A Sylheti Bengali upbringing in Assam left me with lifelong identity crises — there, we’re often pejoratively called Bangladeshi; in Bangladesh, we’re Indian; and when I moved to Kolkata for college, I was considered Assamese. I was born in the fraught aftermath of the Assam Andolan, the latest in a long line of political battles over who gets to be called indigenous to the state. Even as a child, it was clear to me — home shouldn’t feel like high-stakes genealogical bureaucracy. I’ve found kinship with the immigrants of the world, the people with restless feet. And you can’t talk about immigrants without talking about food.
All culture in modernity is shaped by migration, but in cuisine those “foreign” fingerprints are particularly visible, like the Kolkata biryani with potato, beloved of Bengalis everywhere but born in the dastarkhwan of Lucknowi nawabs, or Britain’s national dish, the chicken tikka masala. Yet these foods are arguably native to their adoptive homes — you won’t find Kolkata biryani in Lucknow nor tikka masala in Delhi. Chef David Chang, in Ugly Delicious, talks about how Mexico’s tacos al pastor came from Lebanese immigrants who fled genocide in the Ottoman Empire and modified their shawarma recipes with pork and tortillas. They don’t make pork pita pockets in Turkey.
If a thing is born in a place, exists only there, and is shaped by the strange alchemy of local history and influences — is it indigenous?
Didi used to make a fish curry, chyaang maach (snakehead fish) with sorso baata (mustard seed paste), hot Assamese chillies and Naga dhania (sawtooth coriander), a spicy, dry preparation unfamiliar to Bangaal kitchens on either side of the border, but found in the cuisine of the Sylheti diaspora in the valleys of Assam. Replace any piece of it, remove it from its own specific context, and like a culinary Ship of Theseus, it ceases to be. Four years after she passed in 2009, the National Register for Citizens in Assam began, a list that would eventually render almost two million people stateless and thousands imprisoned.
What does your home taste like?
Didi didn’t leave behind any written recipes, nor was she one to actually teach you how to make something. To learn her secrets, you would sit beside her stove and observe quietly, as my mother sometimes did. She tells me about the gangajali sandesh Didi would make if there was a wedding in the neighbourhood — a delicate, now-rare Vaishnav-Bengali sweet, named for its translucent white colour, evoking the Ganga’s purity. The coconut and sugar mixture would be cooked down, new stone moulds and fresh cheesecloth used for shaping the final product — perfectly airy, melt-in-your-mouth. A peppercorn would be placed in the centre. Cooking for people is a way of loving them, of making community. I have learnt to love (and to cook) from the women in my life: my mother on the other side of the country, my partner on the other side of the world.
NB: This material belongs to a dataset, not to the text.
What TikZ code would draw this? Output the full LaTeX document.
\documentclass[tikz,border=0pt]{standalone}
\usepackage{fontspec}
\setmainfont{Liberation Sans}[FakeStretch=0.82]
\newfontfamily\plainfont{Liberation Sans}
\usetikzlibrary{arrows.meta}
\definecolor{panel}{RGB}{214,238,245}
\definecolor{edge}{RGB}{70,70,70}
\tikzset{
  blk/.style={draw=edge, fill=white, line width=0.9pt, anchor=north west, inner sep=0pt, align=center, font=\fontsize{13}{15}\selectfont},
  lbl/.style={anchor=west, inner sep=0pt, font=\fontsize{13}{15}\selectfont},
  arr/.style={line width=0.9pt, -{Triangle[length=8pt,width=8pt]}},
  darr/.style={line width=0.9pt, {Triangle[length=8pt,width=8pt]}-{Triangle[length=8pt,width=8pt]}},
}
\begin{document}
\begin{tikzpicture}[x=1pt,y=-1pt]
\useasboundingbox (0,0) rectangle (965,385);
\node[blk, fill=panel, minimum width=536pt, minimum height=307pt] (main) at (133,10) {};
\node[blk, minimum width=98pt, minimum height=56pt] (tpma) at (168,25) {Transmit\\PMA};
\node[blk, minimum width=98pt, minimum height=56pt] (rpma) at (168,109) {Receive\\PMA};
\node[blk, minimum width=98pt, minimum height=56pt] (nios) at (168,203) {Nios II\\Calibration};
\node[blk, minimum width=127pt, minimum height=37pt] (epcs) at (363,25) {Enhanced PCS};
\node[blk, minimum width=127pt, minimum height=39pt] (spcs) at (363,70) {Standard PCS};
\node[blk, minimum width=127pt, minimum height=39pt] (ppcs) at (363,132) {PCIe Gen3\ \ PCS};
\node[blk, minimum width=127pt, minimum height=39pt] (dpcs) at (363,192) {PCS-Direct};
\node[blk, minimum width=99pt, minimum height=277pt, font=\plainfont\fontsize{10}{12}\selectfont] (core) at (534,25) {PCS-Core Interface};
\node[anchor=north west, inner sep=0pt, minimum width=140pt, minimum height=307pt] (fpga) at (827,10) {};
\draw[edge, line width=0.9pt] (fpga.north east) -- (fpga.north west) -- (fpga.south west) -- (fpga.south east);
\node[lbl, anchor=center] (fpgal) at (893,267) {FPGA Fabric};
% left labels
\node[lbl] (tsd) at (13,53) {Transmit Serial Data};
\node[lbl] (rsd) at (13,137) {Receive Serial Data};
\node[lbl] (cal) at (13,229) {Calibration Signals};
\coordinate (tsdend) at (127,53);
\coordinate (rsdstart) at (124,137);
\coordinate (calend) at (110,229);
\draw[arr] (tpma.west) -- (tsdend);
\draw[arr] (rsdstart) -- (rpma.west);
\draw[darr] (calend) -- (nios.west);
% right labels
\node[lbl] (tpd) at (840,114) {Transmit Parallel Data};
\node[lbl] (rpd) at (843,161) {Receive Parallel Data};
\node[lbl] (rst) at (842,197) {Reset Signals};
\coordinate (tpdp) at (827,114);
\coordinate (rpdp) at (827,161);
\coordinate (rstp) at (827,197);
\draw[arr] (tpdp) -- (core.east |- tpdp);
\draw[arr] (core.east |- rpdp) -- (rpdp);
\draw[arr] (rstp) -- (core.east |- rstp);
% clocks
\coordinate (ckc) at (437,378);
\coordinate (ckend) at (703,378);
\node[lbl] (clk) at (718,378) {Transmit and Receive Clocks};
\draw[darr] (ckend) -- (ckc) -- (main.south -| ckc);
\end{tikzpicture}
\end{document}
A while ago, I cooked for 20 friends. I made my dal, a recipe I have tinkered with for years — two parts masoor to a part each of moong and arhar, flavoured with the usual ginger-garlic, chilli, coriander and turmeric, but also axone (fermented soybean) and bhoot jolokia (ghost pepper). I made things with summer gourds and a fish kalia. And when asked why I took this on, I said I was bored. I couldn’t tell them that this is the only way I know of making a home.
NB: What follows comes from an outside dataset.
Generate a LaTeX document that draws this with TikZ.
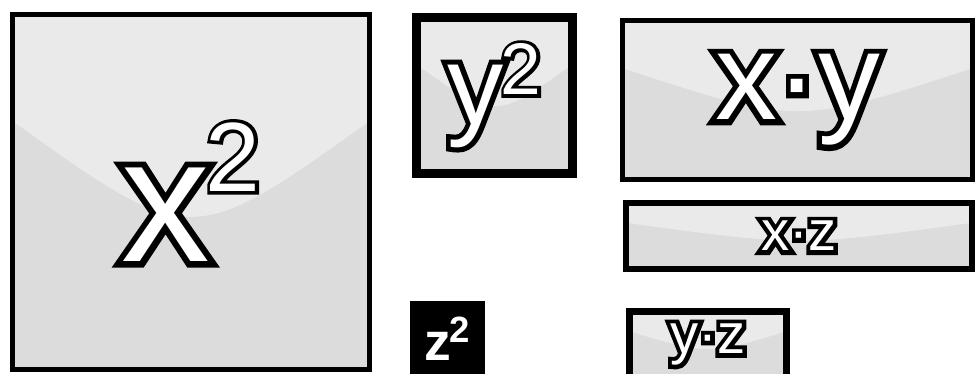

The recipe for Didi’r dim has tenuously lingered in my family, so I recently made it using my mother’s notes. While it was well-received, I was dissatisfied — something was missing.
When I went home, my mother admitted she’d never been able to replicate that exact taste either. Perhaps Didi had a secret ingredient, some transcendent garam masala or ghee, that she forgot to pass on. I think it is more likely that what I am missing is the context — gathering around a table as a child with my cousins, the dappled afternoon light reflecting off my grandfather’s vegetable garden, Didi’s conspiratorial warmth as she ladled an extra half-egg on my plate. If I pass on the recipe to someone younger, to them, it will be my egg curry, not Didi’s, but I can only hope some part of that context, that joy of discovery, will remain embedded within those delicate golden yolks.
Souradeep Sengupta is a final-year PhD scholar in physics at Ashoka University. He hails from Silchar, Assam.